- Tesla’s Q4 earnings and guidance lay the foundation for the stock to jump back to $200, Wedbush said Thursday.
- Wedbush also raised its price target to $200, implying 38% upside for Tesla’s stock from Wednesday’s close.
- Tesla’s demand story is “roaring out of the gates” in 2023, analyst Dan Ives said.
Tesla’s shares could recapture the $200 level that’s been elusive for two months, according to Wedbush, which raised its price target after the electric vehicle maker beat fourth-quarter earnings expectations.
Analyst Dan Ives in a Thursday note lifted his Tesla price target to $200 from $175. That implies the shares hold the potential to rise 38% from Wednesday’s close at $144.43. Shares haven’t traded above $200 since early November.
Tesla late Wednesday posted per-share earnings of $1.19, ahead of a Refinitiv consensus forecast of $1.05. CEO Elon Musk said in a call with analysts that its recent price cuts made a “difference” during the quarter.
“[With] Twitter noise starting to dissipate and the demand story roaring out of the gates in 2023 despite a darker macro, we walk away from this call incrementally more bullish on Tesla into 2023,” said Ives.
He also said Musk gave a “hittable/ beatable” delivery target for 2023 that could end up being conservative, given a demand rebound in China following recent price cuts on its Model Y and Model 3 vehicles.

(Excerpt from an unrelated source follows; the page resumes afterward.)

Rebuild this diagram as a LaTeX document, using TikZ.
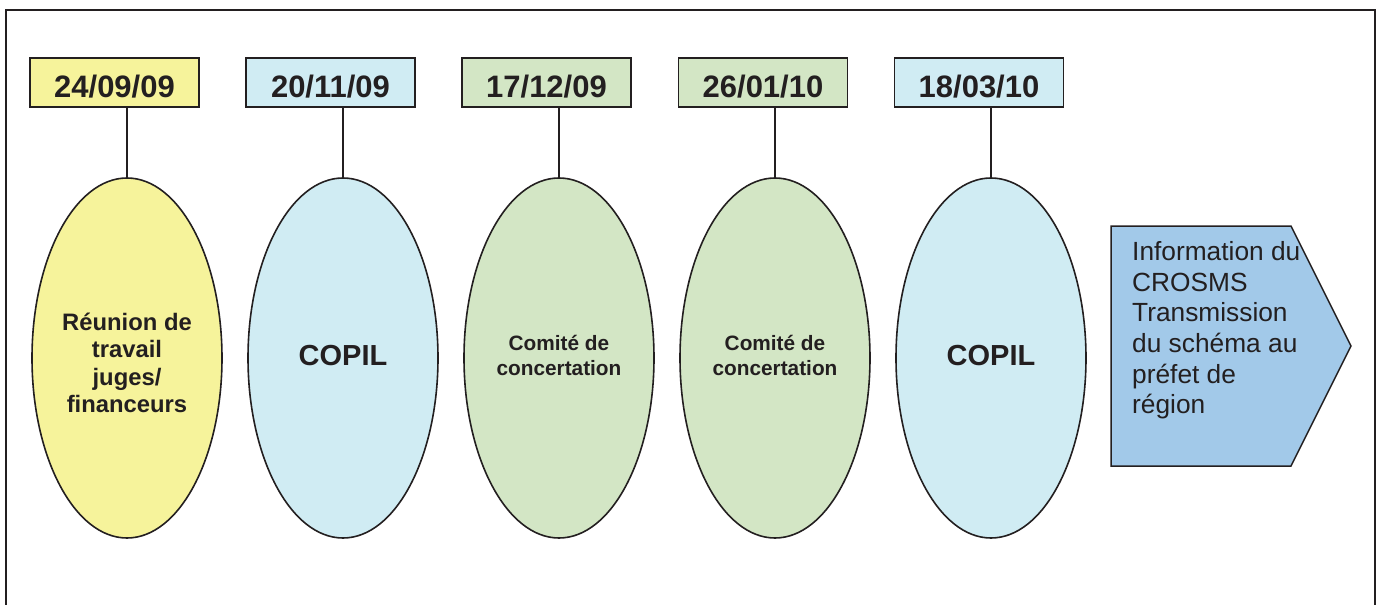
\documentclass[tikz,border=0pt]{standalone}
\usepackage{fontspec}
\setmainfont{Liberation Sans}
\usetikzlibrary{shapes.geometric}
\definecolor{ink}{RGB}{35,31,32}
\definecolor{cyel}{RGB}{246,243,155}
\definecolor{cblu}{RGB}{208,236,243}
\definecolor{cgrn}{RGB}{211,230,197}
\definecolor{carr}{RGB}{162,201,233}
\tikzset{
  datebox/.style={draw=ink, line width=1.6pt, minimum width=169pt, minimum height=49pt,
    inner sep=0pt, text=ink, font=\fontsize{31}{31}\selectfont\bfseries,
    text height=30pt, text depth=0pt},
  event/.style={ellipse, draw=ink, line width=1.6pt, minimum width=190pt, minimum height=360pt,
    inner sep=0pt},
  evtext/.style={text=ink, align=center, inner sep=0pt},
  link/.style={draw=ink, line width=1.5pt},
}
\begin{document}
\begin{tikzpicture}[x=1pt,y=-1pt]
\useasboundingbox (0,0) rectangle (1382,605);
\draw[ink, line width=2pt] (6,620) -- (6,10) -- (1375,10) -- (1375,620);

\node[datebox, fill=cyel] (d1) at (114.5,82.5) {24/09/09};
\node[datebox, fill=cblu] (d2) at (330.5,82.5) {20/11/09};
\node[datebox, fill=cgrn] (d3) at (546.5,82.5) {17/12/09};
\node[datebox, fill=cgrn] (d4) at (763,82.5) {26/01/10};
\node[datebox, fill=cblu] (d5) at (979,82.5) {18/03/10};

\node[event, fill=cyel, label={[evtext, yshift=-5pt, font=\fontsize{23.8}{27.5}\selectfont\bfseries]center:{Réunion de\\travail\\juges/\\financeurs}}] (e1) at (127,358) {};
\node[event, fill=cblu, label={[evtext, yshift=2pt, font=\fontsize{29}{30}\selectfont\bfseries]center:COPIL}] (e2) at (343,358) {};
\node[event, fill=cgrn, label={[evtext, yshift=2.5pt, font=\fontsize{20.8}{25}\selectfont\bfseries]center:{Comité de\\concertation}}] (e3) at (559,358) {};
\node[event, fill=cgrn, label={[evtext, yshift=2.5pt, font=\fontsize{20.8}{25}\selectfont\bfseries]center:{Comité de\\concertation}}] (e4) at (775,358) {};
\node[event, fill=cblu, label={[evtext, yshift=2pt, font=\fontsize{29}{30}\selectfont\bfseries]center:COPIL}] (e5) at (991,358) {};

\foreach \i in {1,...,5}{
  \draw[link] (e\i.north |- d\i.south) -- (e\i.north);
}

\draw[ink, line width=1.5pt, fill=carr] (1111,226) -- (1291,226) -- (1351,346) -- (1291,466) -- (1111,466) -- cycle;
\node[anchor=north west, inner sep=0pt, align=left, text=ink,
  font=\fontsize{26.3}{30.6}\selectfont] (info) at (1132,241.5)
  {Information du\\CROSMS\\Transmission\\du schéma au\\préfet de\\région};
\end{tikzpicture}
\end{document}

Tesla foresees delivering 1.8 million cars in 2023, up 37% from 1.31 million vehicles in 2022.
“While in the near-term Tesla is sacrificing margins for higher volumes, we view this as the right strategic poker move to put an iron fence around its customer base and fend off growing EV competition coming from Detroit, Europe, and China,” said Ives.
Tesla stock jumped 9% to %157.74 as Thursday trade got underway. The stock slid by 64% in 2022, landing among the 10 worst-performing on the S&P 500.